I suspect that the Quest 3 experience dominated here — meaning that research using the Vision Pro may throw up different results. Nevertheless the challenges the authors highlight are likely to remain important if headsets like the Vision Pro are widely used.
Then there are the privacy issues. The Vision pro sucks up everything around it into a digitized stream — including what’s there, who’s there, and what’s going on. As Geoffrey Fowler wrote a couple of days ago in the Washington Post, “Imagine you’re in a waiting room, and someone sits next to you with four iPhones strapped to their forehead. You might swiftly relocate. Yet that is exactly what’s happening when someone straps on Apple’s new Vision Pro headset.”
While I’m sure Apple are working hard to address concerns here, the possibility of wearable tech being used to monitor the people around the user was a thorn in the side of Google Glass. Then there’s the account of Steve Mann who was allegedly assaulted back in 2012 for not removing a wearable computing system — in this case the attack was especially egregious as the hardware was physically attached to Mann’s face!

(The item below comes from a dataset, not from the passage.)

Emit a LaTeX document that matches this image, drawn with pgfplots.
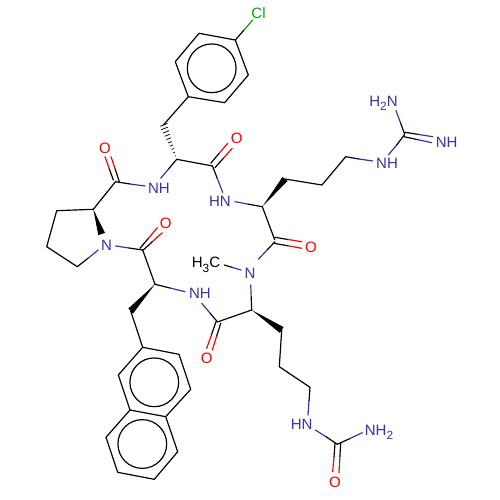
\documentclass[border=0pt]{standalone}
\usepackage{fontspec}
\setmainfont{Liberation Sans}
\usepackage{pgfplots}
\pgfplotsset{compat=1.18}
\definecolor{atomN}{RGB}{51,51,170}
\definecolor{atomO}{RGB}{255,0,0}
\definecolor{atomCl}{RGB}{0,170,0}
\pgfplotsset{
  bk/.style={black,line width=0.95pt,line cap=round,line join=round},
  bl/.style={atomN,line width=0.95pt,line cap=round},
  rd/.style={atomO,line width=0.95pt,line cap=round},
  gr/.style={atomCl,line width=0.95pt,line cap=round},
  hs/.style={black,line width=0.6pt},
  wedge/.style={black,fill=black,draw=none},
  ring/.style={only marks,mark=o,mark size=#1,mark options={black,line width=0.95pt}},
}
\newcommand{\lab}[4]{\node[text=#3,anchor=base,inner sep=0pt,font=\fontsize{12}{12}\selectfont] at (axis cs:#1,#2) {#4};}
\newcommand{\sub}[1]{\raisebox{-0.28em}{\fontsize{9.5}{10}\selectfont #1}}
\begin{document}
\begin{tikzpicture}
\begin{axis}[
  scale only axis, width=400pt, height=400pt,
  xmin=0, xmax=500, ymin=0, ymax=500, y dir=reverse,
  hide axis, clip=false
]
% keeps the page at the full 500x500 frame
\path (axis cs:0,0) rectangle (axis cs:500,500);
% chlorophenyl
\addplot[bk] coordinates {(235.3,40) (199,33.3) (175.3,61.7) (188.3,96.7) (224.7,102.7) (248.3,75) (235.3,40)};
\addplot[ring=19.5pt] coordinates {(211.7,68.3)};
\addplot[bk] coordinates {(235.3,40) (244,30)};
\addplot[gr] coordinates {(244,30) (252.7,20)};
\lab{258.5}{18.7}{atomCl}{Cl}
% CH2 and hashed bond
\addplot[bk] coordinates {(188.3,96.7) (163.4,125)};
\addplot[hs] coordinates {(175.0,156.0) (175.8,155.7)};
\addplot[hs] coordinates {(173.3,152.7) (174.8,152.1)};
\addplot[hs] coordinates {(171.6,149.4) (173.8,148.6)};
\addplot[hs] coordinates {(169.8,146.2) (172.8,145.0)};
\addplot[hs] coordinates {(168.1,142.9) (171.9,141.5)};
\addplot[hs] coordinates {(166.5,139.6) (170.9,137.8)};
\addplot[hs] coordinates {(164.7,136.3) (169.9,134.3)};
\addplot[hs] coordinates {(163.0,133.1) (169.0,130.7)};
\addplot[hs] coordinates {(161.2,129.7) (168.0,127.1)};
\addplot[hs] coordinates {(160.2,126.3) (167.6,123.3)};
% first amide C=O and HN
\addplot[bk] coordinates {(176.7,159.3) (212.5,166)};
\addplot[bk] coordinates {(210.7,163.3) (219.2,153.3)};
\addplot[rd] coordinates {(219.2,153.3) (227.7,143.3)};
\addplot[bk] coordinates {(215,167.7) (223.6,158)};
\addplot[rd] coordinates {(223.6,158) (232.3,148.3)};
\lab{236.7}{143.6}{atomO}{O}
\addplot[bk] coordinates {(212.5,166) (217.3,178.5)};
\addplot[bl] coordinates {(217.3,178.5) (222.7,192.3)};
\lab{220}{206.3}{atomN}{HN}
\addplot[bl] coordinates {(235,201.7) (248.5,204.2)};
\addplot[bk] coordinates {(248.5,204.2) (262.3,206.7)};
% guanidine chain
\addplot[wedge] coordinates {(262.3,206.7) (287.5,181) (282.5,177) (262.3,206.7)};
\addplot[bk] coordinates {(285,179) (322,185) (345.7,156.7) (359,159)};
\addplot[bl] coordinates {(359,159) (372.7,161)};
\lab{387}{168.6}{atomN}{NH}
\addplot[bl] coordinates {(388.3,155) (396.7,145)};
\addplot[bk] coordinates {(396.7,145) (404.7,134.3)};
\addplot[bl] coordinates {(396,110.7) (400.7,123.3)};
\addplot[bk] coordinates {(400.7,123.3) (404.7,134.3)};
\lab{383.5}{106}{atomN}{H\sub{2}N}
\addplot[bk] coordinates {(405,132.3) (419,134.5)};
\addplot[bl] coordinates {(419,134.5) (432.7,136.7)};
\addplot[bk] coordinates {(404,136.7) (418,139.7)};
\addplot[bl] coordinates {(418,139.7) (431.7,142.7)};
\lab{446.7}{147}{atomN}{NH}
% second carbonyl and N-methyl
\addplot[bk] coordinates {(262.3,206.7) (274.7,239.7)};
\addplot[bk] coordinates {(275,237.3) (288,239.5)};
\addplot[rd] coordinates {(288,239.5) (301.7,241.7)};
\addplot[bk] coordinates {(274,243.3) (288,245.8)};
\addplot[rd] coordinates {(288,245.8) (301.7,248.3)};
\lab{311}{252}{atomO}{O}
\addplot[bk] coordinates {(275,241.7) (266.6,250.5)};
\addplot[bl] coordinates {(266.6,250.5) (258.3,259.3)};
\lab{250}{278.6}{atomN}{N}
\addplot[bk] coordinates {(224.3,265) (232.6,267.5)};
\addplot[bl] coordinates {(232.6,267.5) (241,270)};
\lab{206}{267.8}{black}{H\sub{3}C}
\addplot[bl] coordinates {(250.7,285) (251.2,297)};
\addplot[bk] coordinates {(251.2,297) (251.7,310)};
% urea chain
\addplot[wedge] coordinates {(251.7,310) (279.8,332.9) (283.6,327.1) (251.7,310)};
\addplot[bk] coordinates {(281.7,330) (279.3,366.7) (310,387.3) (309,401)};
\addplot[bl] coordinates {(309,401) (308,415)};
\lab{301.7}{429.7}{atomN}{HN}
\addplot[bl] coordinates {(315.3,430) (326,436.7)};
\addplot[bk] coordinates {(326,436.7) (337.3,444.3)};
\addplot[bk] coordinates {(337.3,444.3) (350,438.5)};
\addplot[bl] coordinates {(350,438.5) (362.3,432.7)};
\lab{379}{435.5}{atomN}{NH\sub{2}}
\addplot[bk] coordinates {(335,443.3) (334,457)};
\addplot[rd] coordinates {(334,457) (332.7,471.7)};
\addplot[bk] coordinates {(340.7,443.3) (339.9,457)};
\addplot[rd] coordinates {(339.9,457) (339,472.7)};
\lab{335}{487}{atomO}{O}
% third carbonyl
\addplot[bk] coordinates {(251.7,310) (217.3,322)};
\addplot[bk] coordinates {(216,321.7) (211.4,335)};
\addplot[rd] coordinates {(211.4,335) (206.7,348.3)};
\addplot[bk] coordinates {(220.7,323.3) (216.5,336.6)};
\addplot[rd] coordinates {(216.5,336.6) (212.3,350)};
\lab{206.7}{363.6}{atomO}{O}
\addplot[bk] coordinates {(217.3,321.7) (209.5,312.5)};
\addplot[bl] coordinates {(209.5,312.5) (201.7,303.3)};
\lab{200}{298.6}{atomN}{NH}
\addplot[bl] coordinates {(185,291.7) (170,288)};
\addplot[bk] coordinates {(170,288) (155,284.3)};
% naphthyl
\addplot[wedge] coordinates {(155,284.3) (133,313.6) (128.4,308.4) (155,284.3)};
\addplot[bk] coordinates {(130.7,311) (142.7,347.3)};
\addplot[bk] coordinates {(142.7,347.3) (179,354.3) (190.7,389.3) (165.7,416.7) (130,410) (118.3,375) (142.7,347.3)};
\addplot[bk] coordinates {(130,410) (106,437.3) (117.7,472.3) (154.3,479.3) (177.7,451.7) (165.7,416.7)};
\addplot[ring=19.5pt] coordinates {(154.3,382.3)};
\addplot[ring=19.5pt] coordinates {(142.3,444)};
% fourth carbonyl, proline N
\addplot[bk] coordinates {(155,284.3) (142.7,250)};
\addplot[bk] coordinates {(140,248.3) (148.7,238)};
\addplot[rd] coordinates {(148.7,238) (157.3,227.7)};
\addplot[bk] coordinates {(143.3,250) (152.8,241.3)};
\addplot[rd] coordinates {(152.8,241.3) (162.3,232.7)};
\lab{165.7}{228}{atomO}{O}
\addplot[bl] coordinates {(115.7,246) (129,248)};
\addplot[bk] coordinates {(129,248) (142.7,250)};
\lab{106.5}{250.3}{atomN}{N}
% proline ring
\addplot[wedge] coordinates {(93.3,209.3) (105,232.9) (98.3,235.1) (93.3,209.3)};
\addplot[bk] coordinates {(93.3,209.3) (56.7,210.7) (46.7,246.7) (77.3,266.7) (88,258.3)};
\addplot[bl] coordinates {(88,258.3) (98.3,250)};
% last amide
\addplot[bk] coordinates {(93.3,209.3) (115.5,181.7)};
\addplot[bk] coordinates {(113.3,180) (109.2,168.5)};
\addplot[rd] coordinates {(109.2,168.5) (105,156.7)};
\addplot[bk] coordinates {(119.3,181.7) (115.2,169)};
\addplot[rd] coordinates {(115.2,169) (111,156.7)};
\lab{105}{153}{atomO}{O}
\addplot[bk] coordinates {(115.5,181.7) (130,184)};
\addplot[bl] coordinates {(130,184) (145,186)};
\lab{159}{193}{atomN}{NH}
\addplot[bl] coordinates {(160.7,178.3) (168.7,168.8)};
\addplot[bk] coordinates {(168.7,168.8) (176.7,159.3)};
\end{axis}
\end{tikzpicture}
\end{document}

These are serious issues — my own take is that if wearable tech festooned with sensors is going to become socially acceptable, we’ll need some recalibration of how we collectively think about privacy in the future. And it may be that issues of privacy, usability, and how enthusiastic people are about spending their life strapped into a head-worn computer, will lead to the Vision Pro being Apple’s Google Glass.
But it’s also quite possible that the Vision Pro will mark a change of the blended reality guard as the tech becomes better and people are more accepting of it into their lives.
If this is the case, we’re facing interesting times ahead — possibly not so much with the Vision Pro (although I may well be wrong here), but with what comes after it — as we adjust as a society to living in a reality that is no longer constrained by … well … reality.
In the meantime, for all its flaws, I’m impressed with what Apple have achieved, and will be continuing to explore where this new “computer for our faces” takes us!